--- Aim of the task ---
Output the material word for word. Leave each picture out.

--- Data ---

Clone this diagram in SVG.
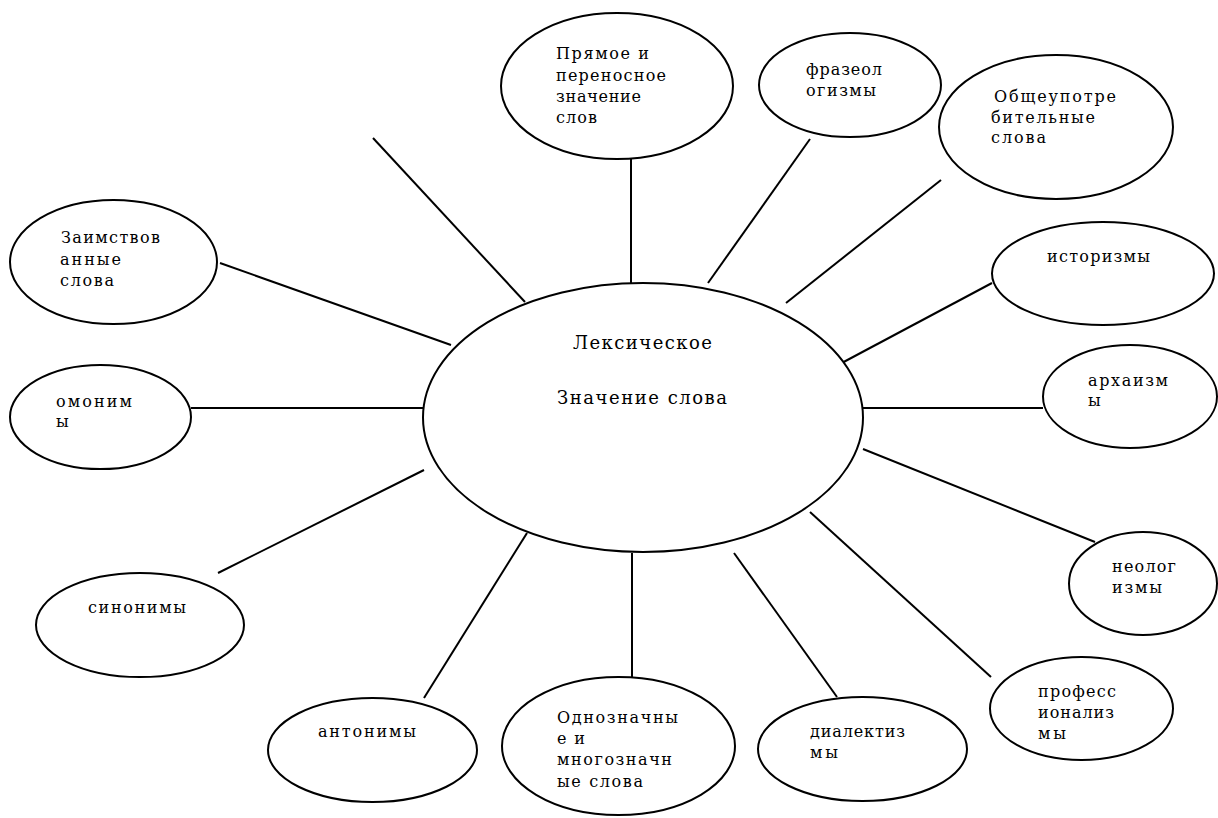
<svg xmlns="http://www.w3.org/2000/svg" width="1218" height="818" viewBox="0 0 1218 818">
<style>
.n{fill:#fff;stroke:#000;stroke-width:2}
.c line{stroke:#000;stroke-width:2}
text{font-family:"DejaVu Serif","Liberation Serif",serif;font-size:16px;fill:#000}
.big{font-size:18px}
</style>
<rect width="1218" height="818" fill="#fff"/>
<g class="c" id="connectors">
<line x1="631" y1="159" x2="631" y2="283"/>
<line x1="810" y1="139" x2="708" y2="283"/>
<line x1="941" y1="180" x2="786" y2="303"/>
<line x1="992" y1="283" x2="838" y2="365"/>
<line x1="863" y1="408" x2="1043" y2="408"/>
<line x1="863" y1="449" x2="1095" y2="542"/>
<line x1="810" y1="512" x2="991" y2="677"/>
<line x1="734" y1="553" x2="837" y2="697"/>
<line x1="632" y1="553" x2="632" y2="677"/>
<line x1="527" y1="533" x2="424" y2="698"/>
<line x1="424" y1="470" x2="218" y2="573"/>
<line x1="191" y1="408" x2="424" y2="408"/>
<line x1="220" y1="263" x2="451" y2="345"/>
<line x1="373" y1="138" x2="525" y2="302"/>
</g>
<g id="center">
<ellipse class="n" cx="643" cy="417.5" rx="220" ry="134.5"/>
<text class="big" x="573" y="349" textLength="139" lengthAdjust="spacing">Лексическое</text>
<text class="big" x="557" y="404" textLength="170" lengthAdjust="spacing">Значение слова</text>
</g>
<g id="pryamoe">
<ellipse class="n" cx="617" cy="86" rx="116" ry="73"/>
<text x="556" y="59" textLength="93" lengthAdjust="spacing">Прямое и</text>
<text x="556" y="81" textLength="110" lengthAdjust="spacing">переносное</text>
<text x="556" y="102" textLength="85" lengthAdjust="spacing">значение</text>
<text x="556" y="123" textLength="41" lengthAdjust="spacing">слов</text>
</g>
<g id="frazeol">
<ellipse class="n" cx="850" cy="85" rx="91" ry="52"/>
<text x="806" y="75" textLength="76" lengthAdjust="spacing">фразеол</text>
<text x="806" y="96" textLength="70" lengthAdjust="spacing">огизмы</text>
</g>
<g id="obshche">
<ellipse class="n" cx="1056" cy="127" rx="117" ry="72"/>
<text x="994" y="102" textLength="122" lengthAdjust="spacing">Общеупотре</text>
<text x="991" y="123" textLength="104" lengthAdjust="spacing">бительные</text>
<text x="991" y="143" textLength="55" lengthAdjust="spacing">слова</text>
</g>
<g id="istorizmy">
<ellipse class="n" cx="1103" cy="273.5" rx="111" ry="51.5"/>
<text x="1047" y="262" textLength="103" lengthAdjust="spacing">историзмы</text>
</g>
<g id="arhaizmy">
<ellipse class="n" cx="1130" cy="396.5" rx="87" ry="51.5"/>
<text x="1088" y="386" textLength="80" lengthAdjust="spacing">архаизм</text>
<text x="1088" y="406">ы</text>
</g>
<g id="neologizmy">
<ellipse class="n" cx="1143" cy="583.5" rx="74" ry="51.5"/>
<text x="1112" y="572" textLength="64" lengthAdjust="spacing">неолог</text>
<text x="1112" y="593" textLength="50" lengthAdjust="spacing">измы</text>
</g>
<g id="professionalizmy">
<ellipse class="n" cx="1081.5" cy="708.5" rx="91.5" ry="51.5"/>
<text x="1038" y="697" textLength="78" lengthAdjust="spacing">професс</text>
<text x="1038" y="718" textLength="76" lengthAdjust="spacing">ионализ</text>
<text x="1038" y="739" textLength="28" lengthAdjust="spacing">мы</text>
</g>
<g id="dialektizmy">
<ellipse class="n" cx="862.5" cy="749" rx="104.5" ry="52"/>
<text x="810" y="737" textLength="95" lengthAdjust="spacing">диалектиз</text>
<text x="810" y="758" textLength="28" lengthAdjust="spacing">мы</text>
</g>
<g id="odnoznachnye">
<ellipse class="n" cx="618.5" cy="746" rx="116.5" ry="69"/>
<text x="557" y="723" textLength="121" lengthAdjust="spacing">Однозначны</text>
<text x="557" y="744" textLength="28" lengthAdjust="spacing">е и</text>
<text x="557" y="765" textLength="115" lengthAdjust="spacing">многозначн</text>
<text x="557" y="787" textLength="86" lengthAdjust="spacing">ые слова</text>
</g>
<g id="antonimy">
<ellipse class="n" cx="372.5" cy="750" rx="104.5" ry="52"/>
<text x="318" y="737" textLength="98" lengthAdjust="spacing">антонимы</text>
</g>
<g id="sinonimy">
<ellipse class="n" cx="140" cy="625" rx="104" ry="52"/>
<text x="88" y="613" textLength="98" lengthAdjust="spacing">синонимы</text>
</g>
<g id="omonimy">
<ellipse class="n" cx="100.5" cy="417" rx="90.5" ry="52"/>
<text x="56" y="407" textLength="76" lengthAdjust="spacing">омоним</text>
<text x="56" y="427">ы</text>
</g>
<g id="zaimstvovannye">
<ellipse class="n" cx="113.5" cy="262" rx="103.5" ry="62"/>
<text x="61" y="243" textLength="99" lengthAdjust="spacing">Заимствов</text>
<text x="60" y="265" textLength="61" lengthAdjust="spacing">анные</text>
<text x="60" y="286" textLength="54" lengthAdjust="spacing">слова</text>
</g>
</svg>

--- Result ---
Clone this diagram in SVG.
<svg xmlns="http://www.w3.org/2000/svg" width="1218" height="818" viewBox="0 0 1218 818">
<style>
.n{fill:#fff;stroke:#000;stroke-width:2}
.c line{stroke:#000;stroke-width:2}
text{font-family:"DejaVu Serif","Liberation Serif",serif;font-size:16px;fill:#000}
.big{font-size:18px}
</style>
<rect width="1218" height="818" fill="#fff"/>
<g class="c" id="connectors">
<line x1="631" y1="159" x2="631" y2="283"/>
<line x1="810" y1="139" x2="708" y2="283"/>
<line x1="941" y1="180" x2="786" y2="303"/>
<line x1="992" y1="283" x2="838" y2="365"/>
<line x1="863" y1="408" x2="1043" y2="408"/>
<line x1="863" y1="449" x2="1095" y2="542"/>
<line x1="810" y1="512" x2="991" y2="677"/>
<line x1="734" y1="553" x2="837" y2="697"/>
<line x1="632" y1="553" x2="632" y2="677"/>
<line x1="527" y1="533" x2="424" y2="698"/>
<line x1="424" y1="470" x2="218" y2="573"/>
<line x1="191" y1="408" x2="424" y2="408"/>
<line x1="220" y1="263" x2="451" y2="345"/>
<line x1="373" y1="138" x2="525" y2="302"/>
</g>
<g id="center">
<ellipse class="n" cx="643" cy="417.5" rx="220" ry="134.5"/>
<text class="big" x="573" y="349" textLength="139" lengthAdjust="spacing">Лексическое</text>
<text class="big" x="557" y="404" textLength="170" lengthAdjust="spacing">Значение слова</text>
</g>
<g id="pryamoe">
<ellipse class="n" cx="617" cy="86" rx="116" ry="73"/>
<text x="556" y="59" textLength="93" lengthAdjust="spacing">Прямое и</text>
<text x="556" y="81" textLength="110" lengthAdjust="spacing">переносное</text>
<text x="556" y="102" textLength="85" lengthAdjust="spacing">значение</text>
<text x="556" y="123" textLength="41" lengthAdjust="spacing">слов</text>
</g>
<g id="frazeol">
<ellipse class="n" cx="850" cy="85" rx="91" ry="52"/>
<text x="806" y="75" textLength="76" lengthAdjust="spacing">фразеол</text>
<text x="806" y="96" textLength="70" lengthAdjust="spacing">огизмы</text>
</g>
<g id="obshche">
<ellipse class="n" cx="1056" cy="127" rx="117" ry="72"/>
<text x="994" y="102" textLength="122" lengthAdjust="spacing">Общеупотре</text>
<text x="991" y="123" textLength="104" lengthAdjust="spacing">бительные</text>
<text x="991" y="143" textLength="55" lengthAdjust="spacing">слова</text>
</g>
<g id="istorizmy">
<ellipse class="n" cx="1103" cy="273.5" rx="111" ry="51.5"/>
<text x="1047" y="262" textLength="103" lengthAdjust="spacing">историзмы</text>
</g>
<g id="arhaizmy">
<ellipse class="n" cx="1130" cy="396.5" rx="87" ry="51.5"/>
<text x="1088" y="386" textLength="80" lengthAdjust="spacing">архаизм</text>
<text x="1088" y="406">ы</text>
</g>
<g id="neologizmy">
<ellipse class="n" cx="1143" cy="583.5" rx="74" ry="51.5"/>
<text x="1112" y="572" textLength="64" lengthAdjust="spacing">неолог</text>
<text x="1112" y="593" textLength="50" lengthAdjust="spacing">измы</text>
</g>
<g id="professionalizmy">
<ellipse class="n" cx="1081.5" cy="708.5" rx="91.5" ry="51.5"/>
<text x="1038" y="697" textLength="78" lengthAdjust="spacing">професс</text>
<text x="1038" y="718" textLength="76" lengthAdjust="spacing">ионализ</text>
<text x="1038" y="739" textLength="28" lengthAdjust="spacing">мы</text>
</g>
<g id="dialektizmy">
<ellipse class="n" cx="862.5" cy="749" rx="104.5" ry="52"/>
<text x="810" y="737" textLength="95" lengthAdjust="spacing">диалектиз</text>
<text x="810" y="758" textLength="28" lengthAdjust="spacing">мы</text>
</g>
<g id="odnoznachnye">
<ellipse class="n" cx="618.5" cy="746" rx="116.5" ry="69"/>
<text x="557" y="723" textLength="121" lengthAdjust="spacing">Однозначны</text>
<text x="557" y="744" textLength="28" lengthAdjust="spacing">е и</text>
<text x="557" y="765" textLength="115" lengthAdjust="spacing">многозначн</text>
<text x="557" y="787" textLength="86" lengthAdjust="spacing">ые слова</text>
</g>
<g id="antonimy">
<ellipse class="n" cx="372.5" cy="750" rx="104.5" ry="52"/>
<text x="318" y="737" textLength="98" lengthAdjust="spacing">антонимы</text>
</g>
<g id="sinonimy">
<ellipse class="n" cx="140" cy="625" rx="104" ry="52"/>
<text x="88" y="613" textLength="98" lengthAdjust="spacing">синонимы</text>
</g>
<g id="omonimy">
<ellipse class="n" cx="100.5" cy="417" rx="90.5" ry="52"/>
<text x="56" y="407" textLength="76" lengthAdjust="spacing">омоним</text>
<text x="56" y="427">ы</text>
</g>
<g id="zaimstvovannye">
<ellipse class="n" cx="113.5" cy="262" rx="103.5" ry="62"/>
<text x="61" y="243" textLength="99" lengthAdjust="spacing">Заимствов</text>
<text x="60" y="265" textLength="61" lengthAdjust="spacing">анные</text>
<text x="60" y="286" textLength="54" lengthAdjust="spacing">слова</text>
</g>
</svg>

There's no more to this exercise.